US Mobile market shows signs of healthy competition

If you put the title to music you might well get the theme song for the US mobile market over 2014 and it looks like the jingle will continue into 2015.  Sprint just announced the additions of 967,000 connections in Q4 and reckons it’s almost turned the corner with postpaid phone net additions according to Total Telecom (here).

Sprint on Thursday revealed that it added fewer than a million new customers in the final quarter of last year, which should be enough to keep it ahead of T-Mobile as the third largest mobile operator in the U.S., for now at least.

The fact that Sprint’s prepaid net adds exceeded T-Mo’s – it posted 410,000 to its rival’s 266,000 in Q4 – comes as little consolation at a time when the big four in the U.S. are working hard to attract high-end contract customers.

“Sprint’s first priority is a return to customer growth and our results during the last quarter show we are on the right track,” said Sprint CEO Marcelo Claure, in a statement.

Sprint has been doing some very aggressive marketing campaigns of late trying to stave off the heat from close rival T-Mobile.  It seems that even the leading provider Verizon and AT&T are feeling the heat.  Both carriers have been cutting prices on data-plans to attract new subscribers or keep the ones they’ve got.  This article from The Motley Fool (here) indicates that Verizon may be conceding its premium pricing strategy and getting down and dirty ready to scramble for subscribers with everyone else.

Whether the CEO likes to admit it or not, Verizon (NYSE: VZ) is feeling the pressure from Sprint (NYSE: S) and T-Mobile (NYSE: TMUS) as they offer low-price alternatives to Big Red’s premium service plans. The company has offered several price cuts and limited-time promotions over the past year to attract new customers and keep existing ones from leaving.
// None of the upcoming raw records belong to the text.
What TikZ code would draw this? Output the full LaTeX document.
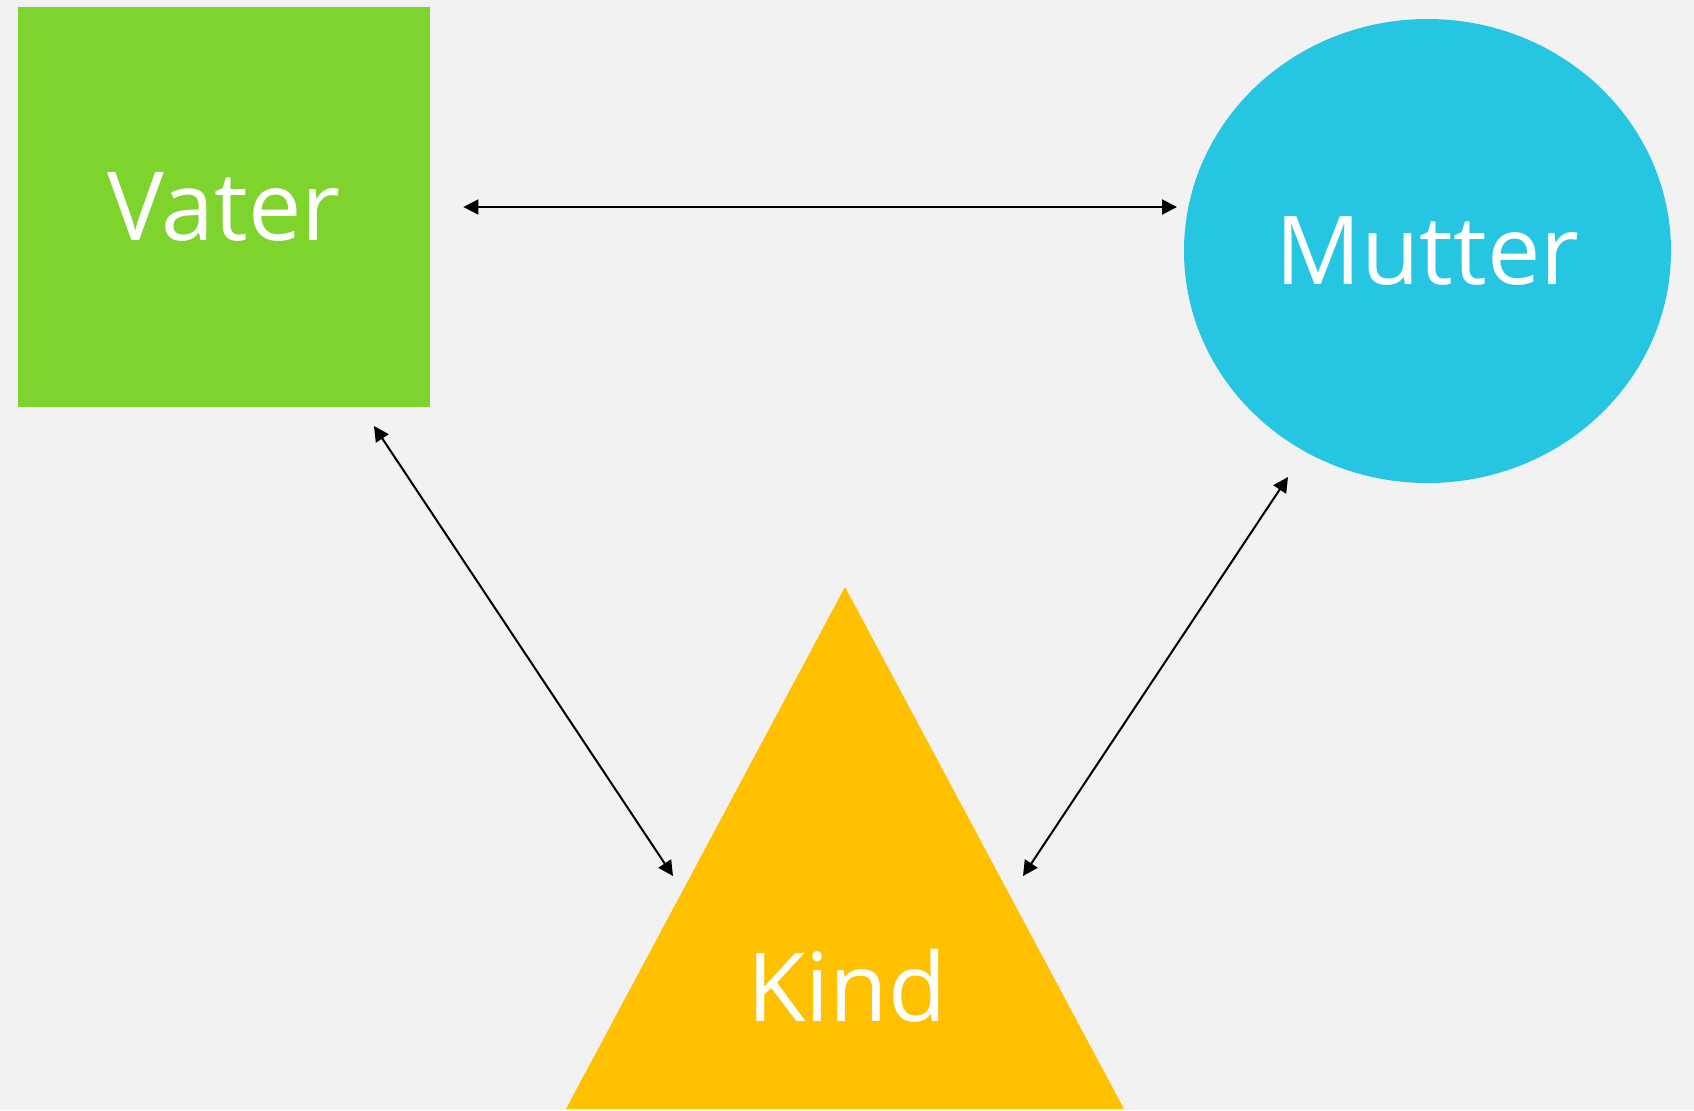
\documentclass[tikz,border=0pt]{standalone}
\usepackage{fontspec}
\setmainfont{Open Sans}
\usetikzlibrary{shapes.geometric,arrows.meta}
\definecolor{bggray}{HTML}{F2F2F2}
\definecolor{vatergreen}{HTML}{7FD32D}
\definecolor{mutterblue}{HTML}{26C6E3}
\definecolor{kindyellow}{HTML}{FFC000}

\begin{document}
\begin{tikzpicture}
	[x=0.5pt, y=-0.5pt,
	every node/.style={text=white,inner sep=0pt,font=\fontsize{47.6}{50}\selectfont},
	rel/.style={{Triangle[length=7.5pt,width=7.5pt]}-{Triangle[length=7.5pt,width=7.5pt]},line width=1pt}]
	\fill [bggray] (0,0) rectangle (1694,1110);
	\useasboundingbox (0,0) rectangle (1694,1110);
	\node (vater) [rectangle,fill=vatergreen,minimum width=206pt,minimum height=200pt] at (224,207) {Vater};
	\node (mutter) [ellipse,fill=mutterblue,minimum width=243.5pt,minimum height=232pt] at (1427.5,251) {Mutter};
	\fill [kindyellow] (566,1109) -- (845,587) -- (1124,1109) -- cycle;
	\node (kind) at (847,986) {Kind};
	\coordinate (vm-a) at ([xshift=16.5pt]vater.east);
	\coordinate (vm-b) at (1177,207);
	\coordinate (vk-a) at (374,426);
	\coordinate (vk-b) at (673,876);
	\coordinate (mk-a) at (1288,477);
	\coordinate (mk-b) at (1023,876);
	\draw [rel] (vm-a) -- (vm-b);
	\draw [rel] (vk-a) -- (vk-b);
	\draw [rel] (mk-a) -- (mk-b);
\end{tikzpicture}
\end{document}
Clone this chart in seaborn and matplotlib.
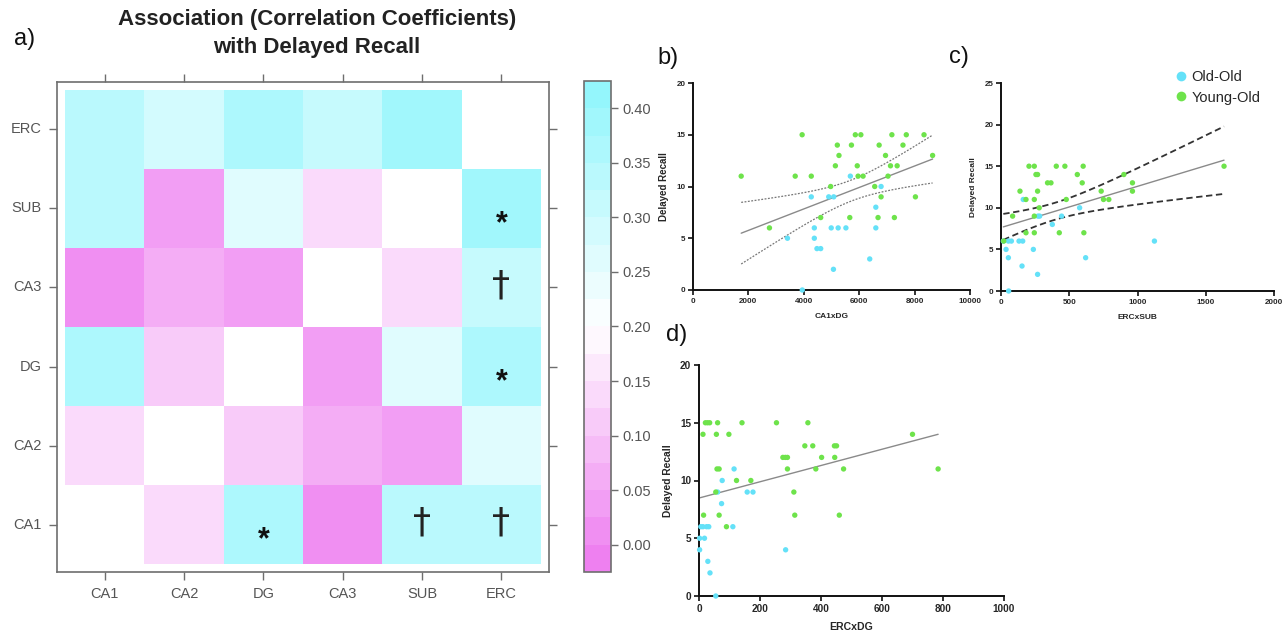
import numpy as np
import pandas as pd
import matplotlib
matplotlib.use("Agg")
import matplotlib.pyplot as plt
import seaborn as sns
from matplotlib.colors import ListedColormap, LinearSegmentedColormap
from matplotlib.lines import Line2D

sns.set_style("white")
plt.rcParams["font.family"] = ["Liberation Sans", "DejaVu Sans"]

# ---------------- heatmap data ----------------
regions = ["CA1", "CA2", "DG", "CA3", "SUB", "ERC"]
row_order = ["ERC", "SUB", "CA3", "DG", "CA2", "CA1"]
corr_ERC = [0.33, 0.285, 0.357, 0.32, 0.39, np.nan]
corr_SUB = [0.33, 0.03, 0.26, 0.137, np.nan, 0.39]
corr_CA3 = [0.0, 0.06, 0.04, np.nan, 0.14, 0.31]
corr_DG = [0.36, 0.106, np.nan, 0.04, 0.26, 0.36]
corr_CA2 = [0.14, np.nan, 0.105, 0.06, 0.04, 0.265]
corr_CA1 = [np.nan, 0.14, 0.36, 0.0, 0.33, 0.33]
sig_cols = ["DG", "SUB", "ERC", "ERC", "ERC", "ERC"]
sig_rows = ["CA1", "CA1", "CA1", "DG", "CA3", "SUB"]
sig_marks = ["*", "\u2020", "\u2020", "*", "\u2020", "*"]

# ---------------- scatter data ----------------
b_young_x = [1740, 2760, 3940, 3690, 4270, 4610, 4970, 5140, 5210, 5270, 5660, 5720, 5860, 6060, 5930, 5960,
             6140, 6560, 6720, 6790, 6680, 6950, 7040, 7130, 7180, 7270, 7370, 7580, 7700, 8030, 8340, 8650]
b_young_y = [11, 6, 15, 11, 11, 7, 10, 12, 14, 13, 7, 14, 15, 15, 12, 11,
             11, 10, 14, 9, 7, 13, 11, 12, 15, 7, 12, 14, 15, 9, 15, 13]
b_old_x = [3410, 3945, 4270, 4380, 4380, 4475, 4610, 4900, 4990, 5070, 5080, 5240, 5520, 5680, 6380, 6600, 6600, 6790]
b_old_y = [5, 0, 9, 6, 5, 4, 4, 9, 6, 2, 9, 6, 6, 11, 3, 8, 6, 10]

c_young_x = [20, 85, 139, 183, 183, 205, 244, 256, 268, 244, 268, 280, 244, 244, 341, 366, 405, 468, 478, 427,
             559, 595, 602, 607, 734, 751, 790, 900, 963, 963, 1634]
c_young_y = [6, 9, 12, 7, 11, 15, 15, 14, 14, 11, 12, 10, 9, 7, 13, 13, 15, 15, 11, 7,
             14, 13, 15, 7, 12, 11, 11, 14, 13, 12, 15]
c_old_x = [17, 37, 54, 54, 56, 76, 132, 159, 154, 163, 237, 268, 271, 283, 376, 444, 576, 620, 1124]
c_old_y = [6, 5, 6, 4, 0, 6, 6, 6, 3, 11, 5, 2, 9, 9, 8, 9, 10, 4, 6]

d_young_x = [13, 21, 28, 35, 55, 57, 61, 59, 66, 15, 66, 90, 98, 123, 141, 170, 254, 275, 283, 290, 290, 311,
             314, 347, 357, 373, 383, 402, 445, 444, 451, 460, 474, 700, 784]
d_young_y = [14, 15, 15, 15, 9, 14, 15, 11, 11, 7, 7, 6, 14, 10, 15, 10, 15, 12, 12, 12, 11, 9,
             7, 13, 15, 13, 11, 12, 12, 13, 13, 7, 11, 14, 11]
d_old_x = [2, 2, 6, 13, 18, 25, 32, 29, 36, 55, 61, 76, 74, 115, 111, 158, 177, 284]
d_old_y = [5, 4, 6, 6, 5, 6, 6, 3, 2, 0, 9, 10, 8, 11, 6, 9, 9, 4]

groups = ["Old-Old", "Young-Old"]
group_colors = {"Old-Old": "#64E1F8", "Young-Old": "#6EE34B"}

# ---------------- figure ----------------
W, H = 1286, 637
fig = plt.figure(figsize=(W / 100, H / 100), dpi=100)


def px_axes(x0, y0, x1, y1):
    return fig.add_axes([x0 / W, 1 - y1 / H, (x1 - x0) / W, (y1 - y0) / H])


# heatmap
ax_h = px_axes(57, 82, 549, 572)
cax = px_axes(584, 81, 611, 572)

corr = pd.DataFrame([corr_ERC, corr_SUB, corr_CA3, corr_DG, corr_CA2, corr_CA1],
                    index=row_order, columns=regions)

base = LinearSegmentedColormap.from_list(
    "pw", [(0.0, "#EE80F0"), (0.5, "#FFFFFF"), (1.0, "#94F6FC")])
n_bands = 18
band_colors = [base(i / (n_bands - 1)) for i in range(n_bands)]
cmap = ListedColormap(band_colors)

sns.heatmap(corr, ax=ax_h, cmap=cmap, vmin=-0.025, vmax=0.425, cbar_ax=cax,
            linewidths=0, xticklabels=regions, yticklabels=row_order)
ax_h.set_xlim(-0.1, 6.1)
ax_h.set_ylim(6.1, -0.1)
for s in ax_h.spines.values():
    s.set_visible(True)
    s.set_color("#6E6E6E")
    s.set_linewidth(1.2)
ax_h.tick_params(axis="both", which="both", direction="out", length=6, width=1, color="#6E6E6E",
                 labelcolor="#555555", labelsize=10.5, top=True, right=True,
                 labeltop=False, labelright=False, bottom=True, left=True, pad=5)
ax_h.set_xlabel("")
ax_h.set_ylabel("")
plt.setp(ax_h.get_yticklabels(), rotation=0)
plt.setp(ax_h.get_xticklabels(), rotation=0)

for c, r, m in zip(sig_cols, sig_rows, sig_marks):
    xi = regions.index(c) + 0.5
    yi = row_order.index(r) + 0.5
    if m == "*":
        ax_h.text(xi, yi + 0.2, m, ha="center", va="center", fontsize=22, fontweight="bold", color="#111111")
    else:
        ax_h.text(xi, yi - 0.02, m, ha="center", va="center", fontsize=26, color="#222222",
                  family=["DejaVu Sans"])

cbar = ax_h.collections[0].colorbar
cbar.set_ticks(np.arange(0, 0.401, 0.05))
cbar.set_ticklabels([f"{t:.2f}" for t in np.arange(0, 0.401, 0.05)])
cbar.outline.set_edgecolor("#6E6E6E")
cbar.outline.set_linewidth(1.2)
cax.tick_params(direction="out", length=5, width=1, color="#6E6E6E", labelcolor="#555555",
                labelsize=10.5, pad=3)

fig.text(317 / W, 1 - 20 / H, "Association (Correlation Coefficients)", ha="center", va="center",
         fontsize=16, fontweight="bold", color="#222222")
fig.text(317 / W, 1 - 47 / H, "with Delayed Recall", ha="center", va="center",
         fontsize=16, fontweight="bold", color="#222222")
fig.text(25 / W, 1 - 39 / H, "a)", ha="center", va="center", fontsize=17, color="#111111")


def fit_lines(ax, x, y, ci_style=None):
    x = np.asarray(x, float)
    y = np.asarray(y, float)
    df = pd.DataFrame({"x": x, "y": y})
    sns.regplot(data=df, x="x", y="y", scatter=False, ci=None, ax=ax,
                line_kws=dict(color="#8A8A8A", lw=1.0))
    if ci_style is not None:
        n = len(x)
        slope, icpt = np.polyfit(x, y, 1)
        resid = y - (slope * x + icpt)
        s = np.sqrt(np.sum(resid ** 2) / (n - 2))
        xg = np.linspace(x.min(), x.max(), 100)
        se = s * np.sqrt(1 / n + (xg - x.mean()) ** 2 / np.sum((x - x.mean()) ** 2))
        yh = slope * xg + icpt
        t = 2.0
        ax.plot(xg, yh + t * se, **ci_style)
        ax.plot(xg, yh - t * se, **ci_style)


def scatter_panel(ax, yx, yy, ox, oy, xlim, xticks, ylim, yticks, xlabel,
                  tick_fs, xl_fs, yl_fs, ci_style):
    df = pd.DataFrame({
        "x": list(ox) + list(yx),
        "y": list(oy) + list(yy),
        "Group": ["Old-Old"] * len(ox) + ["Young-Old"] * len(yx),
    })
    sns.scatterplot(data=df, x="x", y="y", hue="Group", hue_order=groups, palette=group_colors,
                    s=15, linewidth=0, ax=ax, legend=False, clip_on=False, zorder=3)
    fit_lines(ax, df["x"], df["y"], ci_style)
    ax.set_xlim(*xlim)
    ax.set_ylim(*ylim)
    ax.set_xticks(xticks)
    ax.set_yticks(yticks)
    sns.despine(ax=ax)
    for s in ["left", "bottom"]:
        ax.spines[s].set_linewidth(1.4)
        ax.spines[s].set_color("#111111")
    ax.tick_params(direction="out", length=3.5, width=1.2, color="#111111", labelsize=tick_fs,
                   pad=2, bottom=True, left=True)
    for lab in ax.get_xticklabels() + ax.get_yticklabels():
        lab.set_fontweight("bold")
    ax.set_xlabel(xlabel, fontsize=xl_fs, fontweight="bold", labelpad=6)
    ax.set_ylabel("Delayed Recall", fontsize=yl_fs, fontweight="bold", labelpad=5)
    ax.patch.set_alpha(0)


ax_b = px_axes(693, 83, 970, 290)
scatter_panel(ax_b, b_young_x, b_young_y, b_old_x, b_old_y, (0, 10000), np.arange(0, 10001, 2000),
              (0, 20), np.arange(0, 21, 5), "CA1xDG", 5.8, 6.0, 7.0,
              dict(color="#777777", lw=0.9, ls=(0, (1.5, 1.2))))

ax_c = px_axes(1001, 83, 1274, 291)
scatter_panel(ax_c, c_young_x, c_young_y, c_old_x, c_old_y, (0, 2000), np.arange(0, 2001, 500),
              (0, 25), np.arange(0, 26, 5), "ERCxSUB", 5.8, 6.0, 6.0,
              dict(color="#333333", lw=1.3, ls=(0, (3.5, 2))))

ax_d = px_axes(699, 365, 1004, 596)
scatter_panel(ax_d, d_young_x, d_young_y, d_old_x, d_old_y, (0, 1000), np.arange(0, 1001, 200),
              (0, 20), np.arange(0, 21, 5), "ERCxDG", 7.2, 7.6, 7.4, None)

handles = [Line2D([], [], marker="o", ls="none", markersize=7, markeredgewidth=0,
                  markerfacecolor=group_colors[g]) for g in groups]
fig.legend(handles, groups, loc="upper left", bbox_to_anchor=(1174 / W, 1 - 70 / H),
           frameon=False, fontsize=10.5, handletextpad=0.2, labelspacing=0.45,
           borderaxespad=0, borderpad=0, handlelength=1.0)

fig.text(668 / W, 1 - 58 / H, "b)", ha="center", va="center", fontsize=17, color="#111111")
fig.text(959 / W, 1 - 57 / H, "c)", ha="center", va="center", fontsize=17, color="#111111")
fig.text(677 / W, 1 - 335 / H, "d)", ha="center", va="center", fontsize=17, color="#111111")

fig.savefig("out.png", dpi=100)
The company’s latest price cut/data bump includes a 10 GB-per-month More Everything plan with a base price of just $80 per month. Comparatively, AT&T (NYSE: T) offers a similar plan for a base price of $100 per month. In October, Verizon offered a promotion that lowered its prices for high-data plans to the same prices as AT&T.  Is Verizon starting to abandon its premium pricing strategy?

Competitive friction is burning up some serious marketing dollars and the results are great for the consumer (not so good for the investors).  One obvious question arises…  If the market is so competitive, why do regulators feel so compelled to intervene?